Written request: Drop every picture, then transcribe the remaining data exactly.
***** Source excerpt *****
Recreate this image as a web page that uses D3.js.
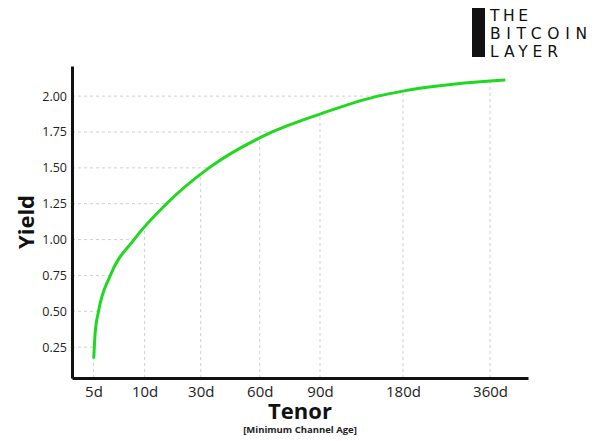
<!DOCTYPE html>
<html>
<head>
<meta charset="utf-8">
<script src="https://cdn.jsdelivr.net/npm/d3@7"></script>
<style>
  body { margin: 0; background: #fff; }
  svg { display: block; font-family: "Open Sans", sans-serif; }
</style>
</head>
<body>
<div id="chart"></div>
<script>
var width = 600,
    height = 441;

// tenor labels and where they sit on the (unevenly spaced) tenor scale
var tenorLabels = ["5d", "10d", "30d", "60d", "90d", "180d", "360d"];
var tenorAt = [0.2, 12.6, 26.2, 40.5, 55.1, 75.2, 96.3];

// yield curve
var curveX = [0.27, 0.6, 1.43, 4.29, 10.03, 17.9, 28.2, 43.5, 55.1, 69.1, 75.2, 96.3, 100];
var curveY = [0.17, 0.346, 0.50, 0.75, 1.00, 1.25, 1.50, 1.75, 1.875, 2.00, 2.035, 2.105, 2.112];

var yTicks = [0.25, 0.50, 0.75, 1.00, 1.25, 1.50, 1.75, 2.00];

var x = d3.scaleLinear().domain([-5, 105.5]).range([72, 528]);
var y = d3.scaleLinear().domain([0.035, 2.21]).range([378, 66]);

var svg = d3.select("#chart").append("svg")
    .attr("width", width)
    .attr("height", height);

var gridG = svg.append("g");

var line = d3.line()
    .x(function(d, i) { return x(curveX[i]); })
    .y(function(d) { return y(d); })
    .curve(d3.curveMonotoneX);

var curve = svg.append("path")
    .datum(curveY)
    .attr("fill", "none")
    .attr("stroke", "#1fd81f")
    .attr("stroke-width", 3)
    .attr("d", line);

// sample the drawn curve so gridlines can stop where they meet it
var node = curve.node(),
    total = node.getTotalLength(),
    pts = [];
for (var s = 0; s <= 400; s++) {
  var p = node.getPointAtLength(total * s / 400);
  pts.push([p.x, p.y]);
}

function curveAtX(px) {
  if (px <= pts[0][0]) return pts[0][1];
  for (var i = 1; i < pts.length; i++) {
    if (pts[i][0] >= px) {
      var a = pts[i - 1], b = pts[i];
      var t = (px - a[0]) / ((b[0] - a[0]) || 1);
      return a[1] + t * (b[1] - a[1]);
    }
  }
  return pts[pts.length - 1][1];
}

function curveAtY(py) {
  for (var i = 1; i < pts.length; i++) {
    if (pts[i][1] <= py) {
      var a = pts[i - 1], b = pts[i];
      var t = (a[1] - py) / ((a[1] - b[1]) || 1);
      return a[0] + t * (b[0] - a[0]);
    }
  }
  return pts[pts.length - 1][0];
}

gridG.selectAll(".hgrid")
  .data(yTicks)
  .enter().append("line")
    .attr("x1", x.range()[0])
    .attr("x2", function(d) { return curveAtY(y(d)); })
    .attr("y1", function(d) { return y(d); })
    .attr("y2", function(d) { return y(d); });

gridG.selectAll(".vgrid")
  .data(tenorAt)
  .enter().append("line")
    .attr("x1", function(d) { return x(d); })
    .attr("x2", function(d) { return x(d); })
    .attr("y1", y.range()[0])
    .attr("y2", function(d) { return curveAtX(x(d)); });

gridG.selectAll("line")
    .attr("stroke", "#cfcfcf")
    .attr("stroke-width", 1)
    .attr("stroke-dasharray", "3,3");

// axes
var yAxis = d3.axisLeft(y)
    .tickValues(yTicks)
    .tickFormat(d3.format(".2f"))
    .tickSize(0)
    .tickPadding(5);

var xAxis = d3.axisBottom(x)
    .tickValues(tenorAt)
    .tickFormat(function(d, i) { return tenorLabels[i]; })
    .tickSize(0)
    .tickPadding(8);

var gy = svg.append("g")
    .attr("transform", "translate(" + x.range()[0] + ",0)")
    .call(yAxis);

var gx = svg.append("g")
    .attr("transform", "translate(0," + y.range()[0] + ")")
    .call(xAxis);

gy.select(".domain").attr("stroke", "#111").attr("stroke-width", 3);
gx.select(".domain").attr("stroke", "#111").attr("stroke-width", 3);

gy.selectAll("text")
    .attr("fill", "#222")
    .style("font-size", "12.5px")
    .style("font-family", "'Open Sans', sans-serif");

gx.selectAll("text")
    .attr("fill", "#222")
    .style("font-size", "15px")
    .style("font-family", "'Open Sans', sans-serif");

// axis titles
svg.append("text")
    .attr("transform", "translate(34,222) rotate(-90)")
    .attr("text-anchor", "middle")
    .attr("fill", "#111")
    .style("font-size", "22px")
    .style("font-weight", 700)
    .text("Yield");

svg.append("text")
    .attr("x", 300)
    .attr("y", 418.5)
    .attr("text-anchor", "middle")
    .attr("fill", "#111")
    .style("font-size", "22px")
    .style("font-weight", 700)
    .text("Tenor");

svg.append("text")
    .attr("x", 300)
    .attr("y", 432.5)
    .attr("text-anchor", "middle")
    .attr("fill", "#222")
    .style("font-size", "9.5px")
    .style("font-weight", 700)
    .text("[Minimum Channel Age]");

// logo
var logo = svg.append("g").attr("transform", "translate(472,8)");
logo.append("rect")
    .attr("width", 13)
    .attr("height", 49)
    .attr("fill", "#111");

var logoLines = ["THE", "BITCOIN", "LAYER"];
var logoWidths = [38, 97, 68];
logo.selectAll(".logo-text")
  .data(logoLines)
  .enter().append("text")
    .attr("x", 18)
    .attr("y", function(d, i) { return 12.7 + i * 18; })
    .attr("textLength", function(d, i) { return logoWidths[i]; })
    .attr("lengthAdjust", "spacing")
    .attr("fill", "#111")
    .style("font-family", "'DejaVu Sans', sans-serif")
    .style("font-size", "15.5px")
    .text(function(d) { return d; });
</script>
</body>
</html>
*****
Full output:
Recreate this image as a web page that uses D3.js.
<!DOCTYPE html>
<html>
<head>
<meta charset="utf-8">
<script src="https://cdn.jsdelivr.net/npm/d3@7"></script>
<style>
  body { margin: 0; background: #fff; }
  svg { display: block; font-family: "Open Sans", sans-serif; }
</style>
</head>
<body>
<div id="chart"></div>
<script>
var width = 600,
    height = 441;

// tenor labels and where they sit on the (unevenly spaced) tenor scale
var tenorLabels = ["5d", "10d", "30d", "60d", "90d", "180d", "360d"];
var tenorAt = [0.2, 12.6, 26.2, 40.5, 55.1, 75.2, 96.3];

// yield curve
var curveX = [0.27, 0.6, 1.43, 4.29, 10.03, 17.9, 28.2, 43.5, 55.1, 69.1, 75.2, 96.3, 100];
var curveY = [0.17, 0.346, 0.50, 0.75, 1.00, 1.25, 1.50, 1.75, 1.875, 2.00, 2.035, 2.105, 2.112];

var yTicks = [0.25, 0.50, 0.75, 1.00, 1.25, 1.50, 1.75, 2.00];

var x = d3.scaleLinear().domain([-5, 105.5]).range([72, 528]);
var y = d3.scaleLinear().domain([0.035, 2.21]).range([378, 66]);

var svg = d3.select("#chart").append("svg")
    .attr("width", width)
    .attr("height", height);

var gridG = svg.append("g");

var line = d3.line()
    .x(function(d, i) { return x(curveX[i]); })
    .y(function(d) { return y(d); })
    .curve(d3.curveMonotoneX);

var curve = svg.append("path")
    .datum(curveY)
    .attr("fill", "none")
    .attr("stroke", "#1fd81f")
    .attr("stroke-width", 3)
    .attr("d", line);

// sample the drawn curve so gridlines can stop where they meet it
var node = curve.node(),
    total = node.getTotalLength(),
    pts = [];
for (var s = 0; s <= 400; s++) {
  var p = node.getPointAtLength(total * s / 400);
  pts.push([p.x, p.y]);
}

function curveAtX(px) {
  if (px <= pts[0][0]) return pts[0][1];
  for (var i = 1; i < pts.length; i++) {
    if (pts[i][0] >= px) {
      var a = pts[i - 1], b = pts[i];
      var t = (px - a[0]) / ((b[0] - a[0]) || 1);
      return a[1] + t * (b[1] - a[1]);
    }
  }
  return pts[pts.length - 1][1];
}

function curveAtY(py) {
  for (var i = 1; i < pts.length; i++) {
    if (pts[i][1] <= py) {
      var a = pts[i - 1], b = pts[i];
      var t = (a[1] - py) / ((a[1] - b[1]) || 1);
      return a[0] + t * (b[0] - a[0]);
    }
  }
  return pts[pts.length - 1][0];
}

gridG.selectAll(".hgrid")
  .data(yTicks)
  .enter().append("line")
    .attr("x1", x.range()[0])
    .attr("x2", function(d) { return curveAtY(y(d)); })
    .attr("y1", function(d) { return y(d); })
    .attr("y2", function(d) { return y(d); });

gridG.selectAll(".vgrid")
  .data(tenorAt)
  .enter().append("line")
    .attr("x1", function(d) { return x(d); })
    .attr("x2", function(d) { return x(d); })
    .attr("y1", y.range()[0])
    .attr("y2", function(d) { return curveAtX(x(d)); });

gridG.selectAll("line")
    .attr("stroke", "#cfcfcf")
    .attr("stroke-width", 1)
    .attr("stroke-dasharray", "3,3");

// axes
var yAxis = d3.axisLeft(y)
    .tickValues(yTicks)
    .tickFormat(d3.format(".2f"))
    .tickSize(0)
    .tickPadding(5);

var xAxis = d3.axisBottom(x)
    .tickValues(tenorAt)
    .tickFormat(function(d, i) { return tenorLabels[i]; })
    .tickSize(0)
    .tickPadding(8);

var gy = svg.append("g")
    .attr("transform", "translate(" + x.range()[0] + ",0)")
    .call(yAxis);

var gx = svg.append("g")
    .attr("transform", "translate(0," + y.range()[0] + ")")
    .call(xAxis);

gy.select(".domain").attr("stroke", "#111").attr("stroke-width", 3);
gx.select(".domain").attr("stroke", "#111").attr("stroke-width", 3);

gy.selectAll("text")
    .attr("fill", "#222")
    .style("font-size", "12.5px")
    .style("font-family", "'Open Sans', sans-serif");

gx.selectAll("text")
    .attr("fill", "#222")
    .style("font-size", "15px")
    .style("font-family", "'Open Sans', sans-serif");

// axis titles
svg.append("text")
    .attr("transform", "translate(34,222) rotate(-90)")
    .attr("text-anchor", "middle")
    .attr("fill", "#111")
    .style("font-size", "22px")
    .style("font-weight", 700)
    .text("Yield");

svg.append("text")
    .attr("x", 300)
    .attr("y", 418.5)
    .attr("text-anchor", "middle")
    .attr("fill", "#111")
    .style("font-size", "22px")
    .style("font-weight", 700)
    .text("Tenor");

svg.append("text")
    .attr("x", 300)
    .attr("y", 432.5)
    .attr("text-anchor", "middle")
    .attr("fill", "#222")
    .style("font-size", "9.5px")
    .style("font-weight", 700)
    .text("[Minimum Channel Age]");

// logo
var logo = svg.append("g").attr("transform", "translate(472,8)");
logo.append("rect")
    .attr("width", 13)
    .attr("height", 49)
    .attr("fill", "#111");

var logoLines = ["THE", "BITCOIN", "LAYER"];
var logoWidths = [38, 97, 68];
logo.selectAll(".logo-text")
  .data(logoLines)
  .enter().append("text")
    .attr("x", 18)
    .attr("y", function(d, i) { return 12.7 + i * 18; })
    .attr("textLength", function(d, i) { return logoWidths[i]; })
    .attr("lengthAdjust", "spacing")
    .attr("fill", "#111")
    .style("font-family", "'DejaVu Sans', sans-serif")
    .style("font-size", "15.5px")
    .text(function(d) { return d; });
</script>
</body>
</html>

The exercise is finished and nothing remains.